Goal: Output each line exactly as it appears, skipping any embedded picture.

## Begin

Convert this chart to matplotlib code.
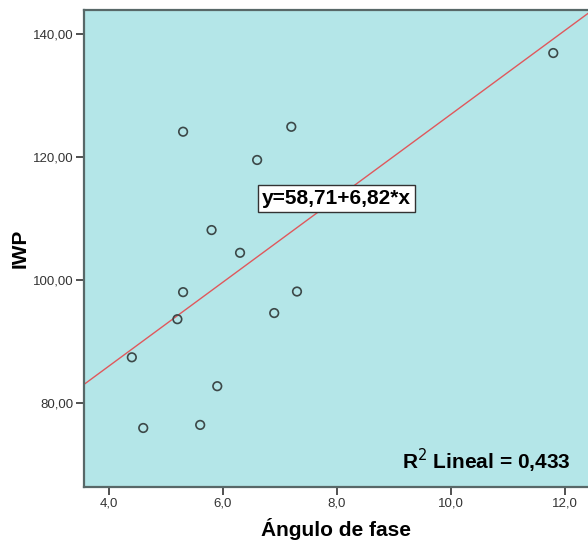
import numpy as np
import matplotlib.pyplot as plt
from matplotlib.ticker import FuncFormatter

plt.rcParams['font.family'] = ['Liberation Sans', 'DejaVu Sans']

# phase angle vs IWP
angulo = [4.4, 4.6, 5.3, 5.2, 5.3, 5.6, 5.8, 5.9, 6.3, 6.6, 6.9, 7.2, 7.3, 11.8]
iwp = [87.4, 75.9, 124.1, 93.6, 98.0, 76.4, 108.1, 82.7, 104.4, 119.5, 94.6, 124.9, 98.1, 136.9]

# fitted line reported on the chart
intercept = 58.71
slope = 6.82
r2 = 0.433

xticks = [4.0, 6.0, 8.0, 10.0, 12.0]
yticks = [80.0, 100.0, 120.0, 140.0]

fig = plt.figure(figsize=(5.88, 5.5), dpi=100)
ax = fig.add_axes([84/588, 1 - 487/550, 1 - 84/588, 477/550])
ax.set_facecolor('#b4e6e8')

xlim = (3.56, 12.41)
ylim = (66.3, 143.9)
xx = np.array(xlim)
ax.plot(xx, intercept + slope*xx, color='#e0585c', lw=1.0, zorder=2)
ax.scatter(angulo, iwp, s=38, facecolors='none', edgecolors='#3c4848', linewidths=1.2, zorder=3)

ax.set_xlim(xlim)
ax.set_ylim(ylim)
ax.set_xticks(xticks)
ax.set_yticks(yticks)
ax.xaxis.set_major_formatter(FuncFormatter(lambda v, p: f'{v:.1f}'.replace('.', ',')))
ax.yaxis.set_major_formatter(FuncFormatter(lambda v, p: f'{v:.2f}'.replace('.', ',')))
ax.tick_params(labelsize=9.5, colors='#333333', length=6, width=1.2, pad=1.5)

for side in ['left', 'bottom', 'top']:
    ax.spines[side].set_color('#586868')
    ax.spines[side].set_linewidth(1.6)
ax.spines['right'].set_visible(False)

ax.set_xlabel('Ángulo de fase', fontsize=15, fontweight='bold')
ax.xaxis.set_label_coords(0.5, -0.064)
ax.set_ylabel('IWP', fontsize=15, fontweight='bold')
ax.yaxis.set_label_coords(-0.108, 0.5)

eq = f'y={intercept:.2f}+{slope:.2f}*x'.replace('.', ',')
ax.text(7.99, 113.2, eq, fontsize=15, fontweight='bold', ha='center', va='center',
        bbox=dict(boxstyle='square,pad=0.2', fc='white', ec='#333333', lw=1), zorder=4)
ax.text(0.966, 0.025, f'R$^2$ Lineal = {r2:.3f}'.replace('.', ','), transform=ax.transAxes,
        fontsize=15, fontweight='bold', ha='right', va='bottom')

fig.savefig('out.png', dpi=100)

## End

Complete answer:
Convert this chart to matplotlib code.
import numpy as np
import matplotlib.pyplot as plt
from matplotlib.ticker import FuncFormatter

plt.rcParams['font.family'] = ['Liberation Sans', 'DejaVu Sans']

# phase angle vs IWP
angulo = [4.4, 4.6, 5.3, 5.2, 5.3, 5.6, 5.8, 5.9, 6.3, 6.6, 6.9, 7.2, 7.3, 11.8]
iwp = [87.4, 75.9, 124.1, 93.6, 98.0, 76.4, 108.1, 82.7, 104.4, 119.5, 94.6, 124.9, 98.1, 136.9]

# fitted line reported on the chart
intercept = 58.71
slope = 6.82
r2 = 0.433

xticks = [4.0, 6.0, 8.0, 10.0, 12.0]
yticks = [80.0, 100.0, 120.0, 140.0]

fig = plt.figure(figsize=(5.88, 5.5), dpi=100)
ax = fig.add_axes([84/588, 1 - 487/550, 1 - 84/588, 477/550])
ax.set_facecolor('#b4e6e8')

xlim = (3.56, 12.41)
ylim = (66.3, 143.9)
xx = np.array(xlim)
ax.plot(xx, intercept + slope*xx, color='#e0585c', lw=1.0, zorder=2)
ax.scatter(angulo, iwp, s=38, facecolors='none', edgecolors='#3c4848', linewidths=1.2, zorder=3)

ax.set_xlim(xlim)
ax.set_ylim(ylim)
ax.set_xticks(xticks)
ax.set_yticks(yticks)
ax.xaxis.set_major_formatter(FuncFormatter(lambda v, p: f'{v:.1f}'.replace('.', ',')))
ax.yaxis.set_major_formatter(FuncFormatter(lambda v, p: f'{v:.2f}'.replace('.', ',')))
ax.tick_params(labelsize=9.5, colors='#333333', length=6, width=1.2, pad=1.5)

for side in ['left', 'bottom', 'top']:
    ax.spines[side].set_color('#586868')
    ax.spines[side].set_linewidth(1.6)
ax.spines['right'].set_visible(False)

ax.set_xlabel('Ángulo de fase', fontsize=15, fontweight='bold')
ax.xaxis.set_label_coords(0.5, -0.064)
ax.set_ylabel('IWP', fontsize=15, fontweight='bold')
ax.yaxis.set_label_coords(-0.108, 0.5)

eq = f'y={intercept:.2f}+{slope:.2f}*x'.replace('.', ',')
ax.text(7.99, 113.2, eq, fontsize=15, fontweight='bold', ha='center', va='center',
        bbox=dict(boxstyle='square,pad=0.2', fc='white', ec='#333333', lw=1), zorder=4)
ax.text(0.966, 0.025, f'R$^2$ Lineal = {r2:.3f}'.replace('.', ','), transform=ax.transAxes,
        fontsize=15, fontweight='bold', ha='right', va='bottom')

fig.savefig('out.png', dpi=100)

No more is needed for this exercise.